## start Dataset records
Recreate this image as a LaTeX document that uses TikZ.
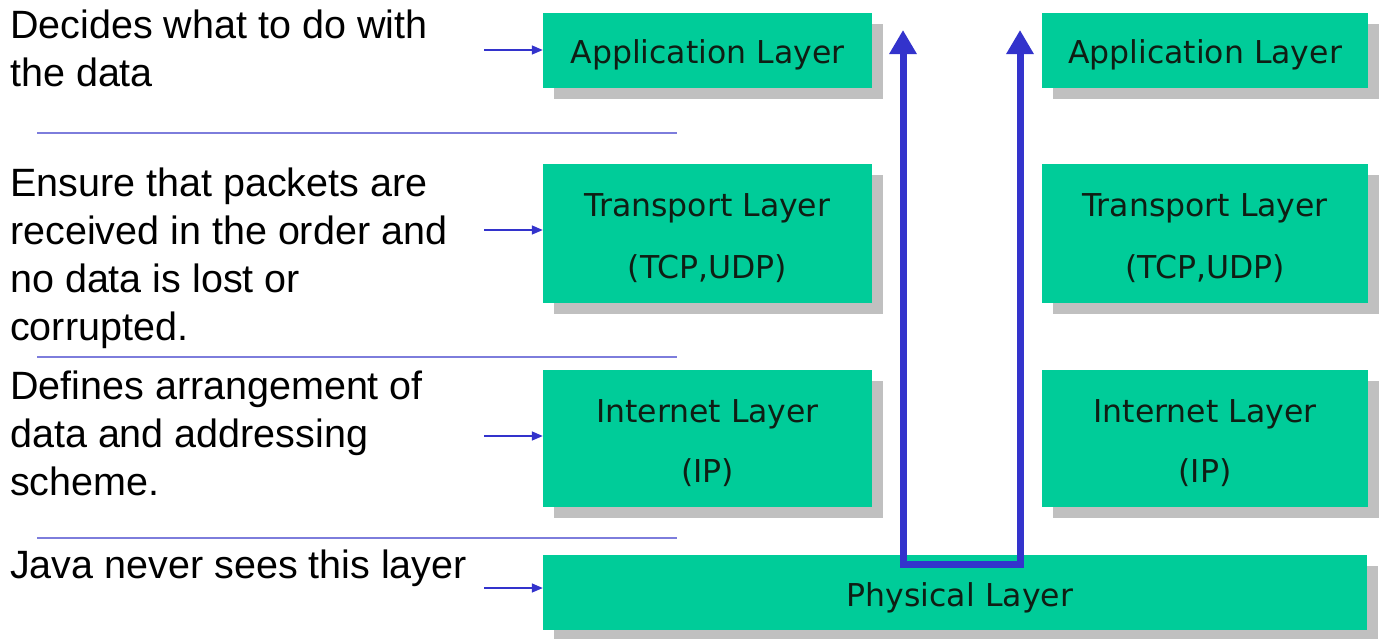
\documentclass[tikz,border=0pt]{standalone}
\usepackage{fontspec}
\setmainfont{Liberation Sans}
\newfontfamily\boxfont{DejaVu Sans}
\usetikzlibrary{arrows.meta,shadows}
\definecolor{lgreen}{RGB}{0,204,153}
\definecolor{arrblue}{RGB}{51,51,204}
\definecolor{sepblue}{RGB}{125,125,220}
\definecolor{shadowgray}{RGB}{192,192,192}
\definecolor{boxtext}{RGB}{15,30,20}
\newcommand{\lyrstrut}{\rule{0pt}{32pt}}
\begin{document}
\begin{tikzpicture}[x=1pt,y=-1pt,
  layer/.style={fill=lgreen, draw=none, inner sep=0pt, anchor=center,
    font=\boxfont\fontsize{31.5}{62}\selectfont, text=boxtext, align=center,
    drop shadow={shadow xshift=11pt, shadow yshift=-11pt, fill=shadowgray, opacity=1}},
  desc/.style={anchor=base west, inner sep=0pt, align=left,
    font=\fontsize{39.5}{48}\selectfont, text=black},
  sepline/.style={draw=sepblue, line width=1.5pt},
  smallarrow/.style={draw=arrblue, line width=1.5pt, -{Triangle[width=9pt,length=11pt]}},
  bigarrow/.style={draw=arrblue, line width=7pt, line join=miter,
    {Triangle[width=26pt,length=24pt]}-{Triangle[width=26pt,length=24pt]}}
]
\useasboundingbox (0,0) rectangle (1393,638);

% layer boxes
\node[layer, minimum width=329pt, minimum height=75pt] (appL) at (707.5,50.5) {\lyrstrut Application Layer};
\node[layer, minimum width=326pt, minimum height=75pt] (appR) at (1205,50.5) {\lyrstrut Application Layer};
\node[layer, minimum width=329pt, minimum height=139pt] (traL) at (707.5,233.5) {\lyrstrut Transport Layer\\(TCP,UDP)};
\node[layer, minimum width=326pt, minimum height=139pt] (traR) at (1205,233.5) {\lyrstrut Transport Layer\\(TCP,UDP)};
\node[layer, minimum width=329pt, minimum height=137pt, font=\boxfont\fontsize{31.5}{60}\selectfont] (intL) at (707.5,438.5) {\lyrstrut Internet Layer\\(IP)};
\node[layer, minimum width=326pt, minimum height=137pt, font=\boxfont\fontsize{31.5}{60}\selectfont] (intR) at (1205,438.5) {\lyrstrut Internet Layer\\(IP)};
\node[layer, minimum width=824pt, minimum height=75pt, text width=824pt] (phy) at (955,592.5) {\hspace*{10pt}\rule{0pt}{34pt}Physical Layer};

% descriptions (anchored at the baseline of their last line)
\node[desc] (d1) at (10,86) {Decides what to do with\\the data};
\node[desc] (d2) at (10,340) {Ensure that packets are\\received in the order and\\no data is lost or\\corrupted.};
\node[desc] (d3) at (10,495) {Defines arrangement of\\data and addressing\\scheme.};
\node[desc] (d4) at (10,578) {Java never sees this layer};

% separators
\coordinate (s1a) at (37,133); \coordinate (s1b) at (677,133);
\coordinate (s2a) at (37,357); \coordinate (s2b) at (677,357);
\coordinate (s3a) at (37,538); \coordinate (s3b) at (677,538);
\draw[sepline] (s1a) -- (s1b);
\draw[sepline] (s2a) -- (s2b);
\draw[sepline] (s3a) -- (s3b);

% small arrows
\coordinate (a1) at (484,50);
\coordinate (a2) at (484,230);
\coordinate (a3) at (484,436);
\coordinate (a4) at (484,588);
\draw[smallarrow] (a1) -- (a1 -| appL.west);
\draw[smallarrow] (a2) -- (a2 -| traL.west);
\draw[smallarrow] (a3) -- (a3 -| intL.west);
\draw[smallarrow] (a4) -- (a4 -| phy.west);

% big U arrow
\coordinate (tipL) at (903,30);
\coordinate (botL) at (903,564);
\coordinate (botR) at (1020,564);
\coordinate (tipR) at (1020,30);
\draw[bigarrow] (tipL) -- (botL) -- (botR) -- (tipR);
\end{tikzpicture}
\end{document}
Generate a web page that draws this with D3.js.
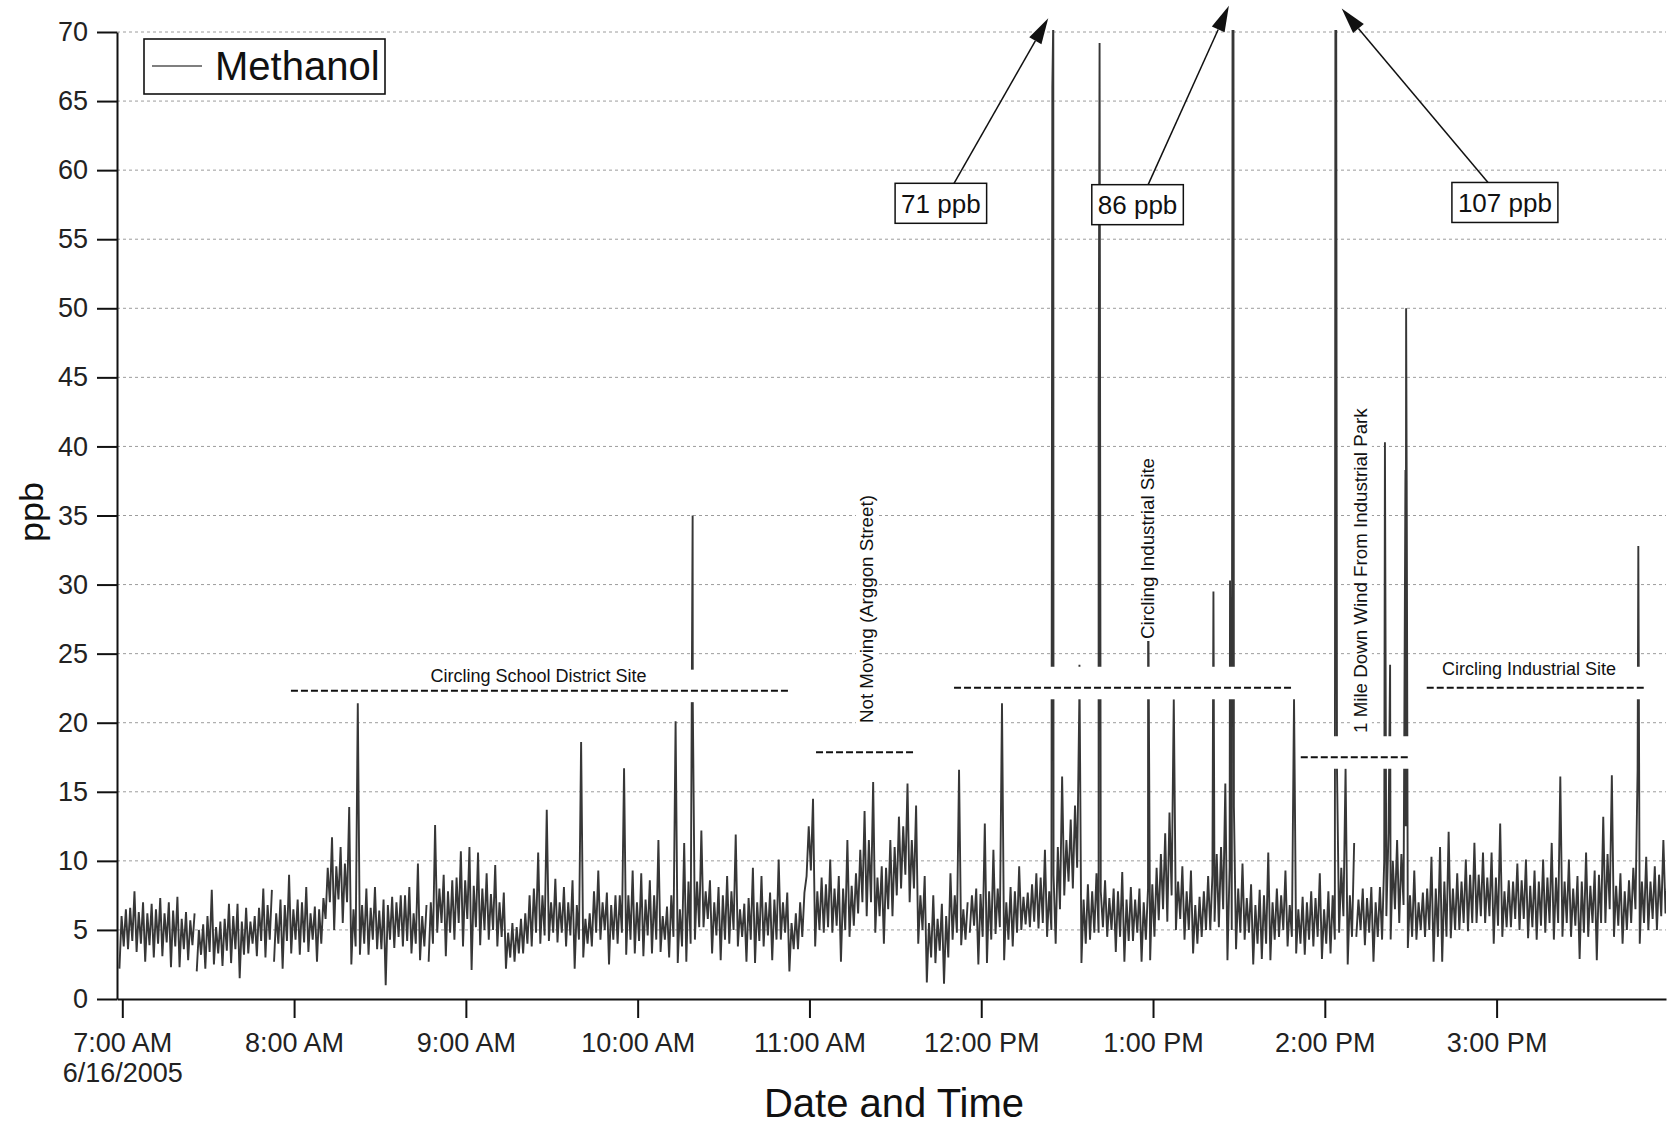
<!DOCTYPE html>
<html><head><meta charset="utf-8">
<script src="https://cdn.jsdelivr.net/npm/d3@7"></script>
<style>
html,body{margin:0;padding:0;background:#fff;}
svg{display:block;font-family:"Liberation Sans",Arial,Helvetica,sans-serif;}
</style></head><body>
<svg id="chart" width="1669" height="1126"></svg>
<script>
// ---------------- DATA ----------------
const seriesName = "Methanol";
const dateLabel = "6/16/2005";
const day = "2005-06-16";
const startTime = "06:59:00";     // first 3-minute bucket
const stepMinutes = 3;
// per 3-minute bucket: lowest and highest reading (ppb)
const bandLow = [2.2,3.6,3.4,2.7,3.0,3.1,2.3,2.3,2.8,2.0,2.2,2.5,2.4,2.6,1.5,3.3,3.1,3.0,2.7,2.2,
3.3,3.2,3.4,2.7,5.8,5.0,5.5,2.5,3.2,3.2,3.6,1.0,3.7,3.8,3.3,2.8,2.7,4.8,3.1,4.3,
3.8,2.1,3.9,4.3,3.8,2.2,2.7,3.3,3.8,4.0,4.2,4.1,3.8,2.2,3.0,3.8,4.3,2.5,4.0,3.2,
3.3,3.1,3.3,3.4,3.0,2.6,2.7,4.3,5.2,3.3,2.8,4.0,3.8,2.7,2.6,3.8,2.8,4.3,2.0,3.6,
8.9,3.8,4.8,4.8,2.7,4.5,6.2,6.0,4.8,4.0,6.0,8.0,7.0,4.0,1.2,2.6,1.1,4.3,3.9,4.8,
2.5,2.6,4.7,2.8,3.8,5.0,5.2,5.1,4.5,4.0,7.5,8.0,2.6,4.3,4.8,4.5,3.4,2.7,4.2,2.7,
2.8,5.7,5.6,5.0,4.3,3.3,4.5,5.0,5.2,2.8,3.6,4.3,2.5,2.9,2.8,4.5,3.8,3.3,3.2,3.8,
2.9,3.3,4.8,2.5,4.5,3.9,2.7,4.3,4.3,5.5,3.7,4.3,4.5,2.7,2.7,4.4,5.0,4.9,5.5,5.5,
4.0,4.5,5.2,5.0,4.4,4.3,4.8,4.3,4.5,4.5,2.9,4.5,2.8,5.5,4.5,4.0,5.5,4.0,5.0,5.0,6.2];
const bandHigh = [6.5,7.8,7.0,6.9,7.3,7.0,7.4,6.3,6.2,5.4,7.9,5.6,6.9,6.9,6.6,6.0,8.0,7.9,7.2,9.0,
7.2,8.1,6.7,7.3,11.7,11.0,13.9,21.4,8.0,8.1,7.2,7.4,7.5,8.1,9.8,6.8,12.6,9.0,8.6,10.7,
11.0,10.6,9.1,9.7,7.7,5.5,5.8,7.5,10.6,13.7,8.7,8.1,8.6,18.6,6.2,9.3,7.7,7.5,16.7,9.3,
9.1,8.6,11.5,6.7,20.1,11.3,21.5,12.2,8.6,8.1,8.9,11.9,6.9,9.5,8.9,7.7,10.1,7.7,6.2,7.7,
14.5,8.8,10.1,8.9,11.5,9.1,13.6,15.7,9.6,11.5,13.2,15.6,14.0,8.9,7.5,6.9,9.1,16.6,7.0,8.0,
12.7,10.8,21.4,8.1,9.6,7.7,9.1,10.8,9.0,16.1,13.0,21.5,8.3,9.1,8.6,8.0,9.2,8.1,8.0,8.0,
9.5,12.0,21.7,9.6,9.3,7.4,8.9,10.5,15.6,13.9,9.8,8.3,7.9,10.6,8.0,9.3,21.7,7.4,7.8,9.1,
7.8,16.7,16.7,11.3,8.0,8.1,8.1,12.0,11.5,12.5,9.3,7.7,10.3,11.0,12.1,9.1,10.1,11.3,10.6,10.6,
12.7,8.6,9.8,10.1,9.3,10.1,11.3,16.1,10.1,8.9,10.6,9.3,13.2,16.2,9.1,8.6,16.6,10.3,9.6,11.5,10.0];
// per 3-minute bucket: typical (dense) range of readings (ppb)
const coreLow = [3.8,4.2,4.0,3.9,4.0,4.1,3.8,3.6,3.9,
3.2,3.4,3.3,3.5,3.6,3.2,4.0,4.2,4.3,
4.0,4.2,4.3,4.1,4.3,4.0,
7.0,7.2,7.0,
3.8,4.0,4.3,3.6,4.3,4.5,4.2,4.0,3.8,
4.0,5.5,4.8,5.5,5.8,5.2,5.0,5.0,
4.5,3.0,3.3,4.0,
4.8,4.6,4.8,4.8,4.6,4.3,
4.0,4.8,5.0,4.3,4.8,4.3,4.2,4.6,4.3,4.3,
4.5,3.8,4.0,5.2,5.8,4.6,4.3,5.0,
4.5,4.3,4.2,4.6,4.3,4.8,3.6,4.5,
9.3,
5.0,5.2,5.3,5.0,5.3,
7.0,7.0,6.0,6.5,7.5,9.0,8.0,
5.0,3.0,3.5,3.0,4.8,4.3,
5.3,4.5,4.3,5.2,4.3,4.8,5.4,5.6,5.5,5.0,
6.5,8.5,9.5,
4.0,4.8,5.2,5.0,4.5,4.2,4.8,
4.3,4.5,6.5,7.5,5.8,5.0,4.0,
5.0,5.6,6.5,5.0,4.8,4.8,
4.0,4.0,4.3,5.0,4.5,4.0,4.3,4.5,4.0,
4.3,6.0,4.5,5.0,4.8,4.5,
6.0,6.5,6.8,
4.5,5.0,5.0,4.5,4.5,5.0,5.5,5.5,6.0,6.0,5.3,5.2,5.8,5.8,5.2,5.3,5.5,5.5,5.5,5.3,
4.8,5.5,5.5,6.5,5.3,5.0,6.5,5.5,5.8,6.0,6.8];
const coreHigh = [6.0,6.6,6.3,6.2,6.5,6.2,6.4,5.8,5.7,
5.0,6.0,5.2,5.8,6.0,5.6,5.6,6.6,6.8,
6.2,6.8,6.5,7.0,6.2,6.5,
9.5,9.6,9.8,
6.5,6.8,6.6,6.4,6.8,7.0,7.5,6.2,6.0,
7.0,8.0,7.8,8.8,8.6,8.2,8.0,7.6,
7.0,4.8,5.2,6.2,
8.0,7.5,7.0,7.0,7.0,6.8,
5.8,7.8,7.0,6.8,7.5,7.5,7.0,7.2,7.5,6.0,
7.5,6.5,8.5,8.5,7.8,7.0,7.5,7.8,
6.5,7.3,7.0,7.0,7.2,7.0,5.5,7.0,
12.5,
7.8,8.3,8.0,8.0,8.2,
10.8,11.5,8.8,9.5,11.0,12.5,11.5,
7.5,5.5,5.8,6.0,7.5,6.5,
7.5,7.6,7.8,8.0,7.0,7.8,7.4,8.3,8.8,7.8,
11.0,11.5,14.0,
7.2,7.8,7.8,7.3,7.8,7.2,7.2,
7.0,8.3,10.5,13.5,8.5,7.8,6.8,
7.8,9.0,11.0,9.5,8.0,7.3,
6.8,7.5,7.0,7.5,6.8,6.5,7.0,7.3,6.5,
7.5,9.5,7.5,7.2,7.3,7.0,
10.0,10.0,10.5,
7.5,7.0,8.0,8.0,8.5,8.0,8.5,9.0,9.0,8.8,8.8,7.8,8.5,8.6,8.2,8.5,8.8,8.8,8.5,8.0,
8.5,8.2,9.0,10.5,8.2,7.8,9.5,8.5,8.5,9.0,9.0];
// isolated high readings
const spikeTimes  = ["10:19:12","12:24:50","12:25:10","12:34:18","12:41:00","12:41:20","12:58:18",
  "13:21:06","13:26:54","13:27:50","13:28:05","14:03:48","14:21:00","14:22:48","14:28:10","14:28:24","14:28:36","15:49:30"];
const spikeValues = [35.0,66,71,24.2,42.8,69.2,31,29.5,30.3,86,78,107,40.3,24.2,38.3,50.0,37.5,32.8];
// moments with no data
const gapTimes = ["07:25:24","07:52:20","08:46:18","11:55:20","14:10:18"];

const yTicks = [0,5,10,15,20,25,30,35,40,45,50,55,60,65,70];
const xTickTimes = ["07:00","08:00","09:00","10:00","11:00","12:00","13:00","14:00","15:00"];
const xDomain = ["06:58:09","15:59:10"];
const yDomain = [0,70];

// site annotations (data space)
const annotTexts = ["Circling School District Site","Not Moving (Arggon Street)","Circling Industrial Site",
  "1 Mile Down Wind From Industrial Park","Circling Industrial Site"];
const annotTimes = ["09:25:24","11:22:12","13:00:18","14:14:42","15:11:18"];
const annotValues = [22.98,19.98,26.06,19.26,23.45];
const annotVertical = [false,true,true,true,false];
const dashStarts = ["07:58:54","11:02:18","11:50:30","13:51:36","14:35:36"];
const dashEnds   = ["10:52:48","11:37:12","13:48:12","14:29:30","15:51:48"];
const dashValues = [22.32,17.86,22.53,17.50,22.53];

// off-scale peak callouts (data space)
const calloutLabels = ["71 ppb","86 ppb","107 ppb"];
const calloutTipTimes = ["12:23:24","13:26:30","14:05:54"];
const calloutTipValues = [71.0,71.9,71.7];
const calloutBoxTimes = ["11:45:54","12:54:36","15:02:54"];
const calloutBoxValues = [57.6,57.5,57.66];
const calloutTailTimes = ["11:50:30","12:58:18","14:57:00"];

// ---------------- CHART ----------------
const parseT = d3.timeParse("%Y-%m-%dT%H:%M:%S");
const T = s => parseT(day + "T" + (s.length === 5 ? s + ":00" : s));
const svg = d3.select("#chart");
const L = 117, R = 1666, TOP = 32, BOT = 999;
const x = d3.scaleTime().domain(xDomain.map(T)).range([L, R]);
const y = d3.scaleLinear().domain(yDomain).range([BOT, TOP]);

// grid
svg.append("g").selectAll("line").data(yTicks.filter(v => v > 0)).join("line")
  .attr("x1", L).attr("x2", R).attr("y1", d => y(d)).attr("y2", d => y(d))
  .attr("stroke", "#9c9c9c").attr("stroke-width", 1).attr("stroke-dasharray", "3,3");

// series: each bucket visits low, typical high, typical low, high
const t0 = T(startTime);
const pts = [];
const q = stepMinutes * 60 / 4;
bandLow.forEach((lo, i) => {
  const ts = d3.timeSecond.offset(t0, i * stepMinutes * 60);
  [lo, coreHigh[i], coreLow[i], bandHigh[i]].forEach((v, k) => {
    if (v != null) pts.push({t: d3.timeSecond.offset(ts, k * q), v});
  });
});
spikeTimes.forEach((s, i) => pts.push({t: T(s), v: spikeValues[i]}));
gapTimes.forEach(s => pts.push({t: T(s), v: null}));
pts.sort((a, b) => a.t - b.t);

svg.append("clipPath").attr("id", "plotclip").append("rect")
  .attr("x", L).attr("y", TOP - 2).attr("width", R - L).attr("height", BOT - TOP + 2);
const line = d3.line().defined(d => d.v != null).x(d => x(d.t)).y(d => y(d.v));
svg.append("path").datum(pts).attr("clip-path", "url(#plotclip)")
  .attr("d", line).attr("fill", "none").attr("stroke", "#373737")
  .attr("stroke-width", 1.9).attr("stroke-linejoin", "miter").attr("stroke-miterlimit", 1.5);

// annotations
const ann = svg.append("g");
annotTexts.forEach((txt, i) => {
  const x1 = x(T(dashStarts[i])), x2 = x(T(dashEnds[i])), yy = y(dashValues[i]);
  ann.append("rect").attr("x", x1).attr("y", yy - 21).attr("width", x2 - x1).attr("height", 32.5).attr("fill", "#fff");
  ann.append("line").attr("x1", x1).attr("x2", x2).attr("y1", yy).attr("y2", yy)
    .attr("stroke", "#111").attr("stroke-width", 2).attr("stroke-dasharray", "7,3");
  const ax = x(T(annotTimes[i])), ay = y(annotValues[i]);
  const g = ann.append("g").attr("transform", annotVertical[i] ? `translate(${ax},${ay}) rotate(-90)` : `translate(${ax},${ay})`);
  const t = g.append("text").attr("x", 0).attr("y", 0).attr("font-size", 18).attr("fill", "#111")
    .attr("text-anchor", annotVertical[i] ? "start" : "middle").text(txt);
  if (annotVertical[i]) {
    const w = t.node().getComputedTextLength();
    t.attr("textLength", w * 1.04).attr("lengthAdjust", "spacingAndGlyphs");
  }
  const bb = t.node().getBBox();
  g.insert("rect", "text").attr("x", bb.x - 2).attr("y", bb.y - 1).attr("width", bb.width + 4).attr("height", bb.height + 2).attr("fill", "#fff");
});

// axes
const yAxis = d3.axisLeft(y).tickValues(yTicks).tickSize(20).tickPadding(9).tickSizeOuter(0);
const gy = svg.append("g").attr("transform", `translate(${L},0)`).call(yAxis);
gy.selectAll("text").attr("font-size", 27).attr("fill", "#222");
gy.selectAll("line,path").attr("stroke", "#111").attr("stroke-width", 2);

const fmt = d3.timeFormat("%-I:%M %p");
const xAxis = d3.axisBottom(x).tickValues(xTickTimes.map(T)).tickFormat(fmt).tickSize(19).tickPadding(15).tickSizeOuter(0);
const gx = svg.append("g").attr("transform", `translate(0,${BOT})`).call(xAxis);
gx.selectAll("text").attr("font-size", 27).attr("fill", "#222");
gx.selectAll("line,path").attr("stroke", "#111").attr("stroke-width", 2);
gx.select(".tick text").append("tspan").attr("x", 0).attr("dy", "1.1em").text(dateLabel);
gx.attr("font-family", null); gy.attr("font-family", null);

// axis titles
svg.append("text").attr("x", 894).attr("y", 1117).attr("text-anchor", "middle")
  .attr("font-size", 40).attr("fill", "#111").text("Date and Time");
svg.append("text").attr("transform", "translate(43,512) rotate(-90)").attr("text-anchor", "middle")
  .attr("font-size", 34).attr("textLength", 60).attr("lengthAdjust", "spacingAndGlyphs")
  .attr("fill", "#111").text("ppb");

// legend
const lg = svg.append("g");
lg.append("rect").attr("x", 144).attr("y", 39).attr("width", 241).attr("height", 55)
  .attr("fill", "#fff").attr("stroke", "#111").attr("stroke-width", 1.6);
lg.append("line").attr("x1", 152).attr("x2", 202).attr("y1", 66).attr("y2", 66).attr("stroke", "#555").attr("stroke-width", 1.5);
lg.append("text").attr("x", 215).attr("y", 80).attr("font-size", 40).attr("fill", "#111").text(seriesName);

// callouts
const co = svg.append("g");
calloutLabels.forEach((lab, i) => {
  const bx = x(T(calloutBoxTimes[i])), by = y(calloutBoxValues[i]);
  const tg = co.append("g");
  const t = tg.append("text").attr("x", bx).attr("y", by + 9.5).attr("text-anchor", "middle")
    .attr("font-size", 26).attr("fill", "#111").text(lab);
  const w = t.node().getComputedTextLength();
  const top = by - 20;
  tg.insert("rect", "text").attr("x", bx - w / 2 - 6).attr("y", top).attr("width", w + 12).attr("height", 40)
    .attr("fill", "#fff").attr("stroke", "#111").attr("stroke-width", 1.5);
  const sx = x(T(calloutTailTimes[i])), sy = top;
  const ex = x(T(calloutTipTimes[i])), ey = y(calloutTipValues[i]);
  const ang = Math.atan2(ey - sy, ex - sx), hl = 26, hw = 7;
  const bxh = ex - hl * Math.cos(ang), byh = ey - hl * Math.sin(ang);
  co.append("line").attr("x1", sx).attr("y1", sy).attr("x2", bxh).attr("y2", byh)
    .attr("stroke", "#111").attr("stroke-width", 1.5);
  const px = -Math.sin(ang) * hw, py = Math.cos(ang) * hw;
  co.append("polygon").attr("points", `${ex},${ey} ${bxh + px},${byh + py} ${bxh - px},${byh - py}`).attr("fill", "#111");
});
</script>
</body></html>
## end Dataset records
Instructions for the task >> Scan the data for the word "with" and copy every line where it shows up.

Answer in full >>
\node[desc] (d1) at (10,86) {Decides what to do with\\the data};
Generate a web page that draws this with D3.js.
// moments with no data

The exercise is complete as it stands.